A patent is invalid if the invention was disclosed by the inventor more than one year before the filing date of the patent. In this case, Easton attacked the validity of the '593 Patent by arguing that Bauer revealed the invention at a test event - a hockey game between Bauer employees, where the prototype skates were worn. The test event was open to the public and Easton argued that a spectator could have observed the skates and made out the essential elements of the invention. At trial and on appeal, the court rejected this argument. Although the skates could be observed, they were not available for close inspection or dismantling by spectators, and merely observing the players wearing the skates during a game did not, in this case, "disclose or enable" the invention.

Lessons for business?

  • Dislcosure of your invention prior to filing a patent application can be fatal to patentability.

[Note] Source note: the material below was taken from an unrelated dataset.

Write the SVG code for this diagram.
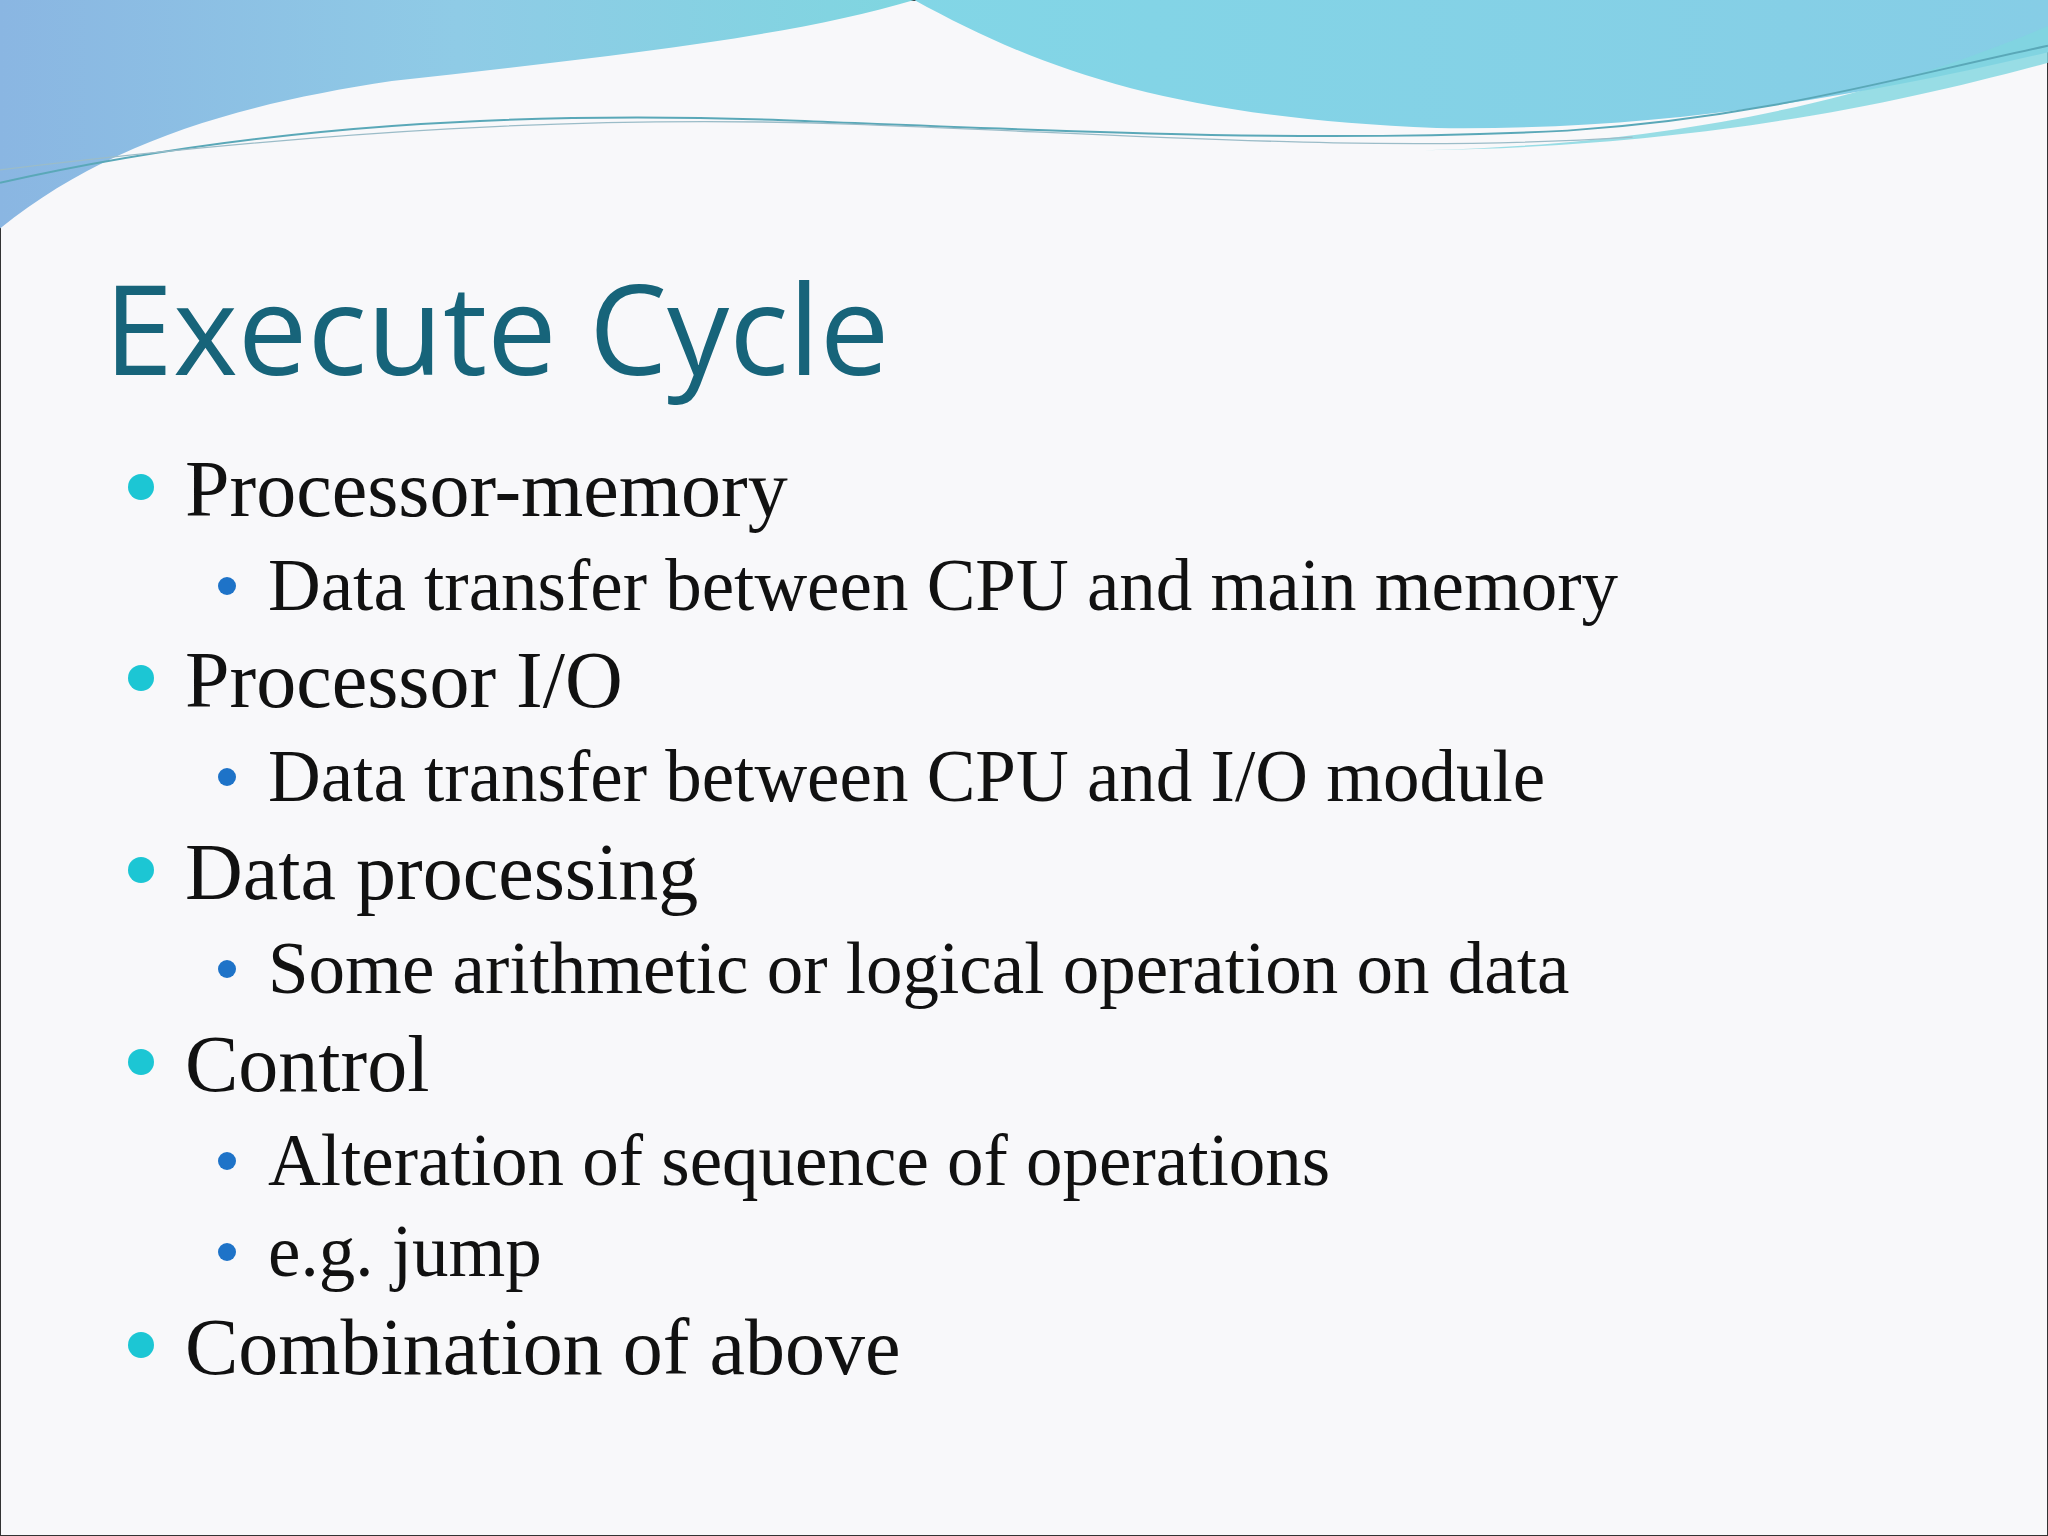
<svg xmlns="http://www.w3.org/2000/svg" width="2048" height="1536" viewBox="0 0 2048 1536">
<defs>
<linearGradient id="g1" x1="0" y1="0" x2="1" y2="0">
<stop offset="0" stop-color="#8ab6e2"/><stop offset="0.5" stop-color="#8fcbe6"/><stop offset="1" stop-color="#7fd6e0"/>
</linearGradient>
<linearGradient id="g2" x1="0" y1="0" x2="1" y2="0">
<stop offset="0" stop-color="#7fdde6"/><stop offset="1" stop-color="#86cde6"/>
</linearGradient>
<style>
.t1{font-family:"Liberation Serif","DejaVu Serif",serif;font-size:80px;fill:#111}
.t2{font-family:"Liberation Serif","DejaVu Serif",serif;font-size:73px;fill:#111}
.d1{fill:#1cc6d4}.d2{fill:#1e73c8}
</style>
</defs>
<rect width="2048" height="1536" fill="#f8f8fa" stroke="#333" stroke-width="2"/>
<g id="header" transform="scale(1.30612)">
<path d="M0,0 H1568 V40 C1400,80 1250,100 1100,98 C900,90 800,55 700,0 Z" fill="url(#g2)"/>
<path d="M0,0 H700 C600,30 450,45 300,62 C180,80 80,110 0,175 Z" fill="url(#g1)"/>
<path d="M1090,115 C1300,110 1450,70 1568,20 V48 C1450,80 1300,112 1090,115 Z" fill="#7fd6e0" opacity="0.8"/>
<path d="M0,140 C200,95 400,85 600,92 C800,100 1000,110 1200,100 C1350,90 1450,60 1568,35" fill="none" stroke="#5aa8b8" stroke-width="1.5"/>
<path d="M0,130 C250,100 450,88 650,95 C850,102 1050,118 1250,105" fill="none" stroke="#9bbcc8" stroke-width="1"/>
</g>
<text id="title" x="104" y="375" font-family="'Open Sans','Liberation Sans',sans-serif" font-size="124" fill="#17647a">Execute Cycle</text>
<g id="bullets">
<circle class="d1" cx="141" cy="487" r="13"/><text class="t1" x="185" y="516">Processor-memory</text>
<circle class="d2" cx="227" cy="586" r="9"/><text class="t2" x="268" y="610">Data transfer between CPU and main memory</text>
<circle class="d1" cx="141" cy="678" r="13"/><text class="t1" x="185" y="707">Processor I/O</text>
<circle class="d2" cx="227" cy="777" r="9"/><text class="t2" x="268" y="801">Data transfer between CPU and I/O module</text>
<circle class="d1" cx="141" cy="870" r="13"/><text class="t1" x="185" y="899">Data processing</text>
<circle class="d2" cx="227" cy="969" r="9"/><text class="t2" x="268" y="993">Some arithmetic or logical operation on data</text>
<circle class="d1" cx="141" cy="1062" r="13"/><text class="t1" x="185" y="1091">Control</text>
<circle class="d2" cx="227" cy="1161" r="9"/><text class="t2" x="268" y="1185">Alteration of sequence of operations</text>
<circle class="d2" cx="227" cy="1252" r="9"/><text class="t2" x="268" y="1276">e.g. jump</text>
<circle class="d1" cx="141" cy="1345" r="13"/><text class="t1" x="185" y="1374">Combination of above</text>
</g>
</svg>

  • Confidentiality agreements can be a useful tool to ensure that invention disclosure is not public - but these agreements should not be seen as a complete one-size-fits-all solution.
  • Any testing of the product - particularly field testing in a location where the public may have access - must be handled very carefully.
  • In Canada and the US, there is a 1-year grace period in which to file a patent application after the first disclosure, but that grace period is not available in all countries, and disclosure result in loss of patent rights in critical overseas markets.